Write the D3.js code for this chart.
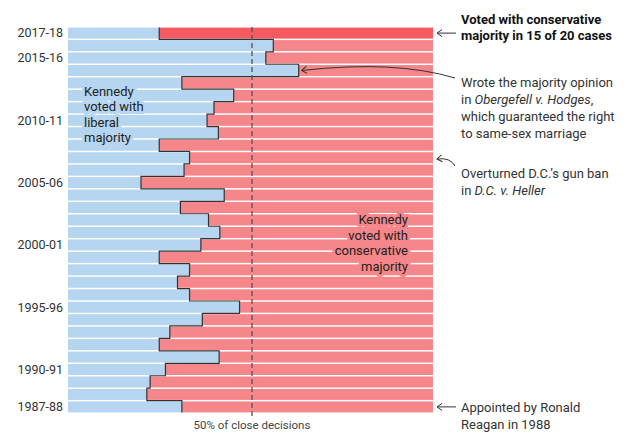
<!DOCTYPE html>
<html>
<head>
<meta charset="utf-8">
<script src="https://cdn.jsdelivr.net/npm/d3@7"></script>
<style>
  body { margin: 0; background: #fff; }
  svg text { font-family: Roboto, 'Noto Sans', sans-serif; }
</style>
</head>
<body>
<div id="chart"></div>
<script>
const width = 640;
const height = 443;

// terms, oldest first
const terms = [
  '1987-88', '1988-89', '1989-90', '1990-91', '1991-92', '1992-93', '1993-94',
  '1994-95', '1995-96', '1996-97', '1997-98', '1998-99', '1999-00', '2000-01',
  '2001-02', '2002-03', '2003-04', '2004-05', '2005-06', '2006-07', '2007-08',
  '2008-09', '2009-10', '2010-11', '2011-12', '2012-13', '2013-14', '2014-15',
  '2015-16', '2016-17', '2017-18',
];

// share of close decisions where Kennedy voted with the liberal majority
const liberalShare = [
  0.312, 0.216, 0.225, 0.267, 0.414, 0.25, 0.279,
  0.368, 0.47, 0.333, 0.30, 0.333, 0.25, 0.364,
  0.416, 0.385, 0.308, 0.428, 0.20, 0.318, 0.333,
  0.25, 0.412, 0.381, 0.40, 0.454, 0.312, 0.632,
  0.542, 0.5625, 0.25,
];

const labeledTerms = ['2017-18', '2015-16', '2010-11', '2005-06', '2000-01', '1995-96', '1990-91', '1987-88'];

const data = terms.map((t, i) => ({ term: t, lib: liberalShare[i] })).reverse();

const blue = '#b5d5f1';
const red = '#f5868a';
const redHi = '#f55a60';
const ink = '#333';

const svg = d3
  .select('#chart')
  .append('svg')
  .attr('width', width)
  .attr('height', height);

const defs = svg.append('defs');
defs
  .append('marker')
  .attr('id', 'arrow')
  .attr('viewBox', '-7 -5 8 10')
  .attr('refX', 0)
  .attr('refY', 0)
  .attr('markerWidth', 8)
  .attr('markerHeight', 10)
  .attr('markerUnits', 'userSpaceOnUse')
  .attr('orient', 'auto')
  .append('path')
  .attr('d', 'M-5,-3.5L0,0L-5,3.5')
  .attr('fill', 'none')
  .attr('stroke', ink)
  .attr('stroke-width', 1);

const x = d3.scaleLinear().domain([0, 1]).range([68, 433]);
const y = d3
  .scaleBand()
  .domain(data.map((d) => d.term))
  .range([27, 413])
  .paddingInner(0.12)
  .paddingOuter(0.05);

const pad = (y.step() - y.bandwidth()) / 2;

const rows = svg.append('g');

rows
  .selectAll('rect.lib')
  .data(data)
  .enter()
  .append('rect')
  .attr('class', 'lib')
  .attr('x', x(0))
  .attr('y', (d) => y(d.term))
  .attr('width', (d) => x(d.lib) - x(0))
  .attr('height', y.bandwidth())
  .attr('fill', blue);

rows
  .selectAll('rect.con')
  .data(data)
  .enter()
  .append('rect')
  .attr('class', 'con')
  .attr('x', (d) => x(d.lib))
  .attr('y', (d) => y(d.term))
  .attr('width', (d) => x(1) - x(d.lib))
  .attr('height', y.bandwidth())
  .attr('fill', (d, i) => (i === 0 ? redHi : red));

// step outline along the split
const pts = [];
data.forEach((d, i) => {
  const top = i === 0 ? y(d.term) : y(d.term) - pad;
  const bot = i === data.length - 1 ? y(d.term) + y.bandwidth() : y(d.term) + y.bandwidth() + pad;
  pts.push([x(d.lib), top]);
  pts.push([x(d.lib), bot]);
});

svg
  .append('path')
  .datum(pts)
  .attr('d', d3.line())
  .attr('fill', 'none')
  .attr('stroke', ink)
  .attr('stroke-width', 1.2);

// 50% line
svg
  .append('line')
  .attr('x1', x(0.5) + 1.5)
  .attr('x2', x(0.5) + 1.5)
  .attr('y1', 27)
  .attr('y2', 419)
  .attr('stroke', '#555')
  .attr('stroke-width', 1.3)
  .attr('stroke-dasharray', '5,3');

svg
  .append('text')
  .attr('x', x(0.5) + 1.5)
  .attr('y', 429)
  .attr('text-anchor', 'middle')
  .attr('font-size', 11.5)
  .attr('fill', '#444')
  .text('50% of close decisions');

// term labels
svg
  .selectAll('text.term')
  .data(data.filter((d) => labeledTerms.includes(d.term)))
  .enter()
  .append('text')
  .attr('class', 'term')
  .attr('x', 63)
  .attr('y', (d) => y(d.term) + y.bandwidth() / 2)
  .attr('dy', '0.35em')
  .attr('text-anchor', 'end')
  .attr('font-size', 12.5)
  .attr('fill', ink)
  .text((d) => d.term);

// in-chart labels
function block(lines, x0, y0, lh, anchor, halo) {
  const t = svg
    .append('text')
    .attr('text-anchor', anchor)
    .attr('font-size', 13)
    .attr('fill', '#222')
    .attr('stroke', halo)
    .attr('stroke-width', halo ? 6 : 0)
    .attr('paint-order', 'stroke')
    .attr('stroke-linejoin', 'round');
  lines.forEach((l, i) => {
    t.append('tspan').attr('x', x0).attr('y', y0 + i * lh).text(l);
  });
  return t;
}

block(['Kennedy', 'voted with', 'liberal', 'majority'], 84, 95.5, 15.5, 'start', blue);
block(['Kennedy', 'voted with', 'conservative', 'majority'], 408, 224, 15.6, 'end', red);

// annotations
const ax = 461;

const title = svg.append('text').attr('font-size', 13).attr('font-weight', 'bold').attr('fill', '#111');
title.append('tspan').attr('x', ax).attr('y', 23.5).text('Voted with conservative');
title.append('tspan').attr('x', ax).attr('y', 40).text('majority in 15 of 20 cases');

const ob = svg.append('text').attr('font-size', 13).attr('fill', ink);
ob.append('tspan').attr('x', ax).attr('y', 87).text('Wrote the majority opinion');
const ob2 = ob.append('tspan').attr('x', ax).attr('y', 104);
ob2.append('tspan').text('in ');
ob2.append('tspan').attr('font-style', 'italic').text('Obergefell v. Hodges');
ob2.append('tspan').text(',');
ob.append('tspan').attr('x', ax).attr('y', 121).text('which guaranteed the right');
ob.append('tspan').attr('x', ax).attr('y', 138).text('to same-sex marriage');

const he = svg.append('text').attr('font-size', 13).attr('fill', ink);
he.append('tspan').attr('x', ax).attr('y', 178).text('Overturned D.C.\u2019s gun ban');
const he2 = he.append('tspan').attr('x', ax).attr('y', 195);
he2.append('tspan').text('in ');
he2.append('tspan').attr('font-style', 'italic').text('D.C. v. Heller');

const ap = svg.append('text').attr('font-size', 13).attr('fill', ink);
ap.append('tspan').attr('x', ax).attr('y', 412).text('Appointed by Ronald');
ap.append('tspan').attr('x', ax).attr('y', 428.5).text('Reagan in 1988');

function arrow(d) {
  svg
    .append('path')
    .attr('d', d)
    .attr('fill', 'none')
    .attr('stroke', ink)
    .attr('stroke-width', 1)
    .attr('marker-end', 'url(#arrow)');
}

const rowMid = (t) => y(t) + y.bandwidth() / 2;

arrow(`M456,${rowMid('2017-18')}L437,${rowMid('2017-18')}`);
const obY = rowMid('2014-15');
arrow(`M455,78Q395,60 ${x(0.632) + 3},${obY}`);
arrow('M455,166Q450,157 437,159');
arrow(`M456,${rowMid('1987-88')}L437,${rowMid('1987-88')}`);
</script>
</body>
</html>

○ ○ ○ ○

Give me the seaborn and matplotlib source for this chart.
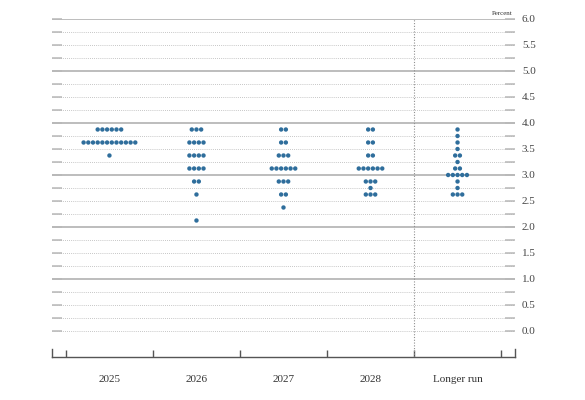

○ ○ ○ ○

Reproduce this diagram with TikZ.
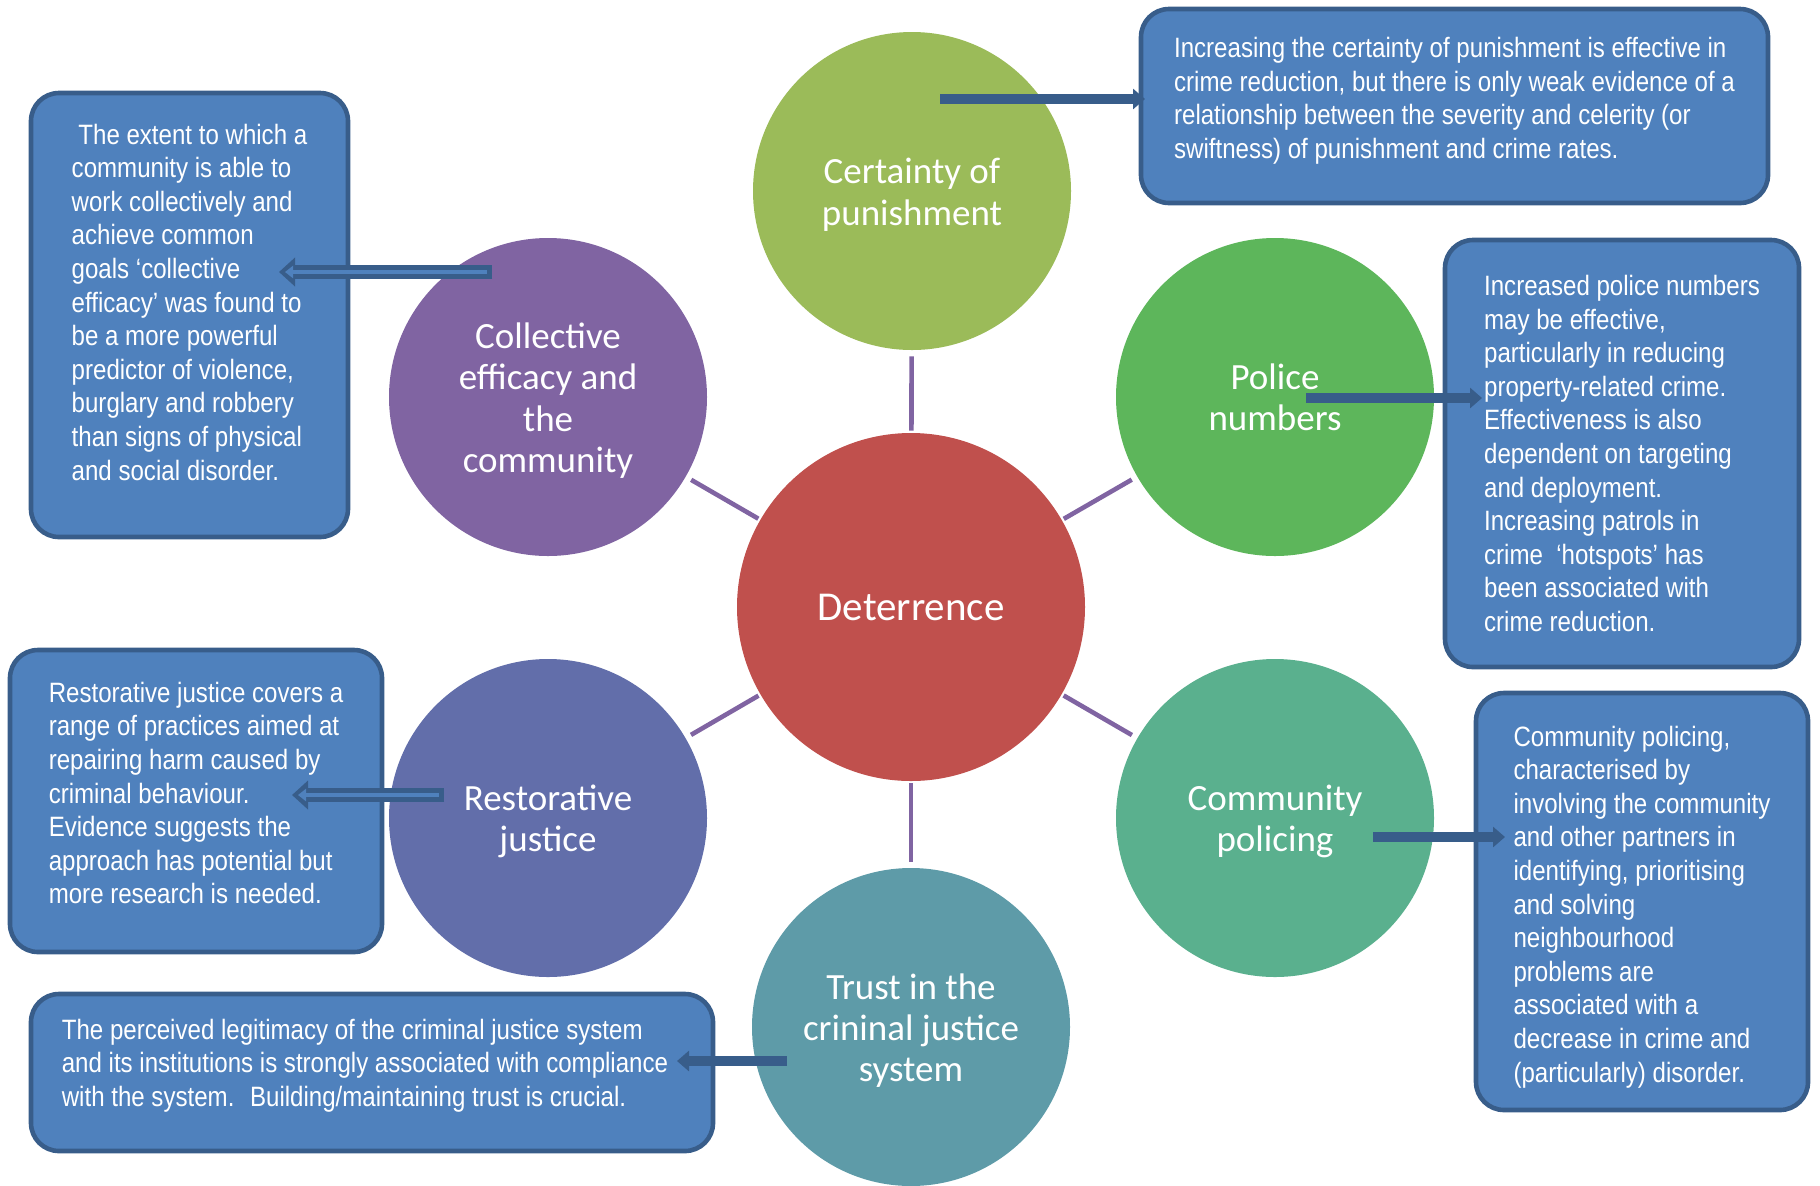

○ ○ ○ ○

**TASK DIRECTIONS**
Pull out each line of the entries that contains "chart".

**OUTPUT**
Write the D3.js code for this chart.
<div id="chart"></div>
  .select('#chart')
// in-chart labels
Give me the seaborn and matplotlib source for this chart.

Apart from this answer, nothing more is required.